De wijzigingen op het gebied van de overdrachtsbelasting hebben in december, januari en maart voor grote pieken gezorgd in de huizenverkoop, analyseert hypotheekadviesketen Van Bruggen.
In het eerste halfjaar van 2021 zijn er 119.414 woningverkopen afgerond: 12% meer dan in de eerste helft van 2020. Volgens Van Bruggen heeft de afschaffing van de overdrachtbelasting voor jongeren en gelijktijdig de verhoging voor beleggers een stevige vinger in de pap. Dat was in december al te zien, toen de woningverkopen 16% hoger uitpakten dan een jaar eerder: ‘December is altijd al een maand waarin de meeste woningtransacties plaatsvinden, maar dat was vorig jaar extreem. Onder andere doordat nog veel beleggers een beleggingspand wilden laten passeren bij de notaris, voordat per 1 januari 2021 de overdrachtsbelasting naar 8% ging.’ Januari leverde weer een piek op (plus 40%), nu doordat veel starters de overdracht had uitgesteld om van de startersvrijstelling gebruik te kunnen maken. Vervolgens liet ook maart weer een stijging zien (van 36%) en dat had te maken met het beperken van de startersvrijstelling tot huizen van maximaal € 400.000 per 1 april. ‘Deze drie pieken zijn voor een belangrijk deel ook de oorzaak van een dip in november 2020, februari 2021 en mei 2021. Afgelopen juni zagen we nagenoeg evenveel passeringen als in juni 2020.’

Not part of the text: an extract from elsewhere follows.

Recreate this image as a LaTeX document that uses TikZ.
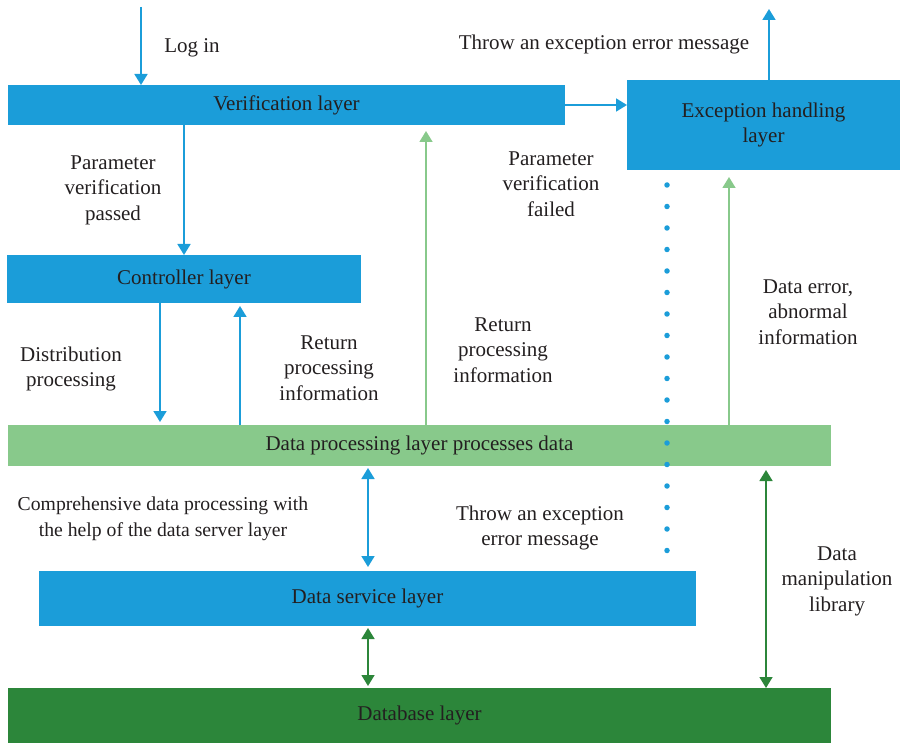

Hypotheekrente daalt niet mee met marktrente
Het adviesbedrijf signaleert verder dat de gedaalde marktrente door geldverstrekkers niet wordt doorvertaald in een lagere hypotheekrente. ‘De marktrente is de laatste drie maanden met ongeveer een kwart procentpunt gedaald. Maar die daling zien we niet terug in lagere hypotheekrentes.’ De trend dat de hypotheekrente met vertraging de kapitaalmarktrente volgt, is eind vorig jaar doorbroken, aldus Van Bruggen: toen werden stijgingen ook al niet doorgegeven. ‘De meest hypotheekverstrekkers durfden de rente niet te verhogen. Ze waren bang om de hypotheekproductie te verliezen.’